Decision to Allow Booze at Alamo Draws Criticism
The Daughters of the Republic of Texas, which controlled the site until a year ago, has called the decision disrespectful to the memory of the Alamo.
A decision to allow alcohol at the Alamo Complex, announced Thursday by the Texas General Land Office, is drawing criticism from the Daughters of the Republic of Texas. The hallowed ground, the group said, is no place for a beer bash.
The DRT, which had charge of the complex until last year, has long opposed allowing alcoholic beverages at the site, said organization President Katherine Thompson.
“It’s actually where men died fighting for freedom, and we feel that offers you a different level of respect,” Thompson said. “That standard to keep that respect would not be a party atmosphere — not to drink, not to celebrate. It’s not a place to celebrate. It’s not Disneyland.”
But Texas Land Commissioner Jerry Patterson said he did not see how allowing alcohol to be served would be disrespectful.

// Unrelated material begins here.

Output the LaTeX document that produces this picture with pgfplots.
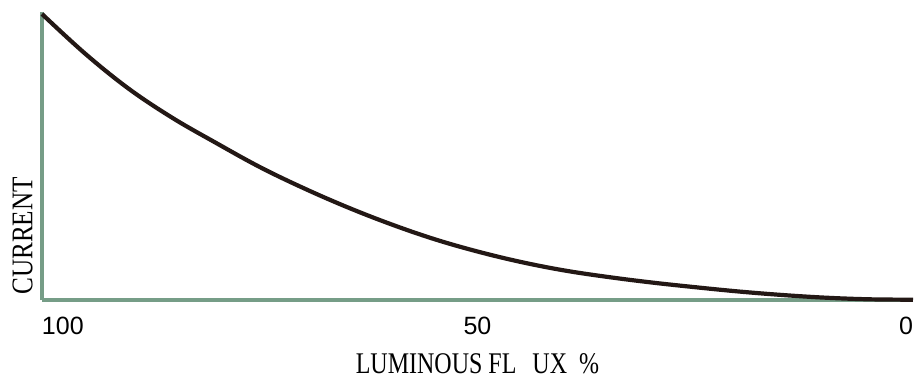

“I’m a retired Marine — I’m a Vietnam veteran — and I’ve been involved in many toasts,” he said. “I don’t see anything irreverent.”
In fact, Patterson, a history buff, said only one of the men who fought at the Alamo was a teetotaler: Lt. Col. William Travis. A substantial number of Alamo defenders were hung over when the Mexican Army arrived on the outskirts San Antonio, he said.
The site where alcohol will be allowed is a reception area that previously served as a fire station, Patterson said. The building was not a part of the “original footprint” of the Alamo compound as it existed in the 1800s.
Thompson compared the site to Gettysburg or the U.S.S. Arizona, saying such locations deserve a respect that goes beyond what one might display at a museum. But Patterson said alcohol is allowed at reception halls near both Gettysburg and the Arizona memorial.
Patterson said the Land Office, which the Legislature last year gave control over the site, did not have a particular reason for allowing alcohol but that it didn’t see any rationale to prohibit it. He said he did not expect the office to change its decision.
The DRT has considered allowing alcohol at the site before, Patterson said, though the measure never received a majority vote from the organization.
“It’s not as if we dropped this on them and they never heard of it,” he said.
The decision will go into effect at the end of July. Thompson said that if the state does intend to allow alcohol, the DRT will want to have a voice in establishing rules or regulations for how that change is implemented.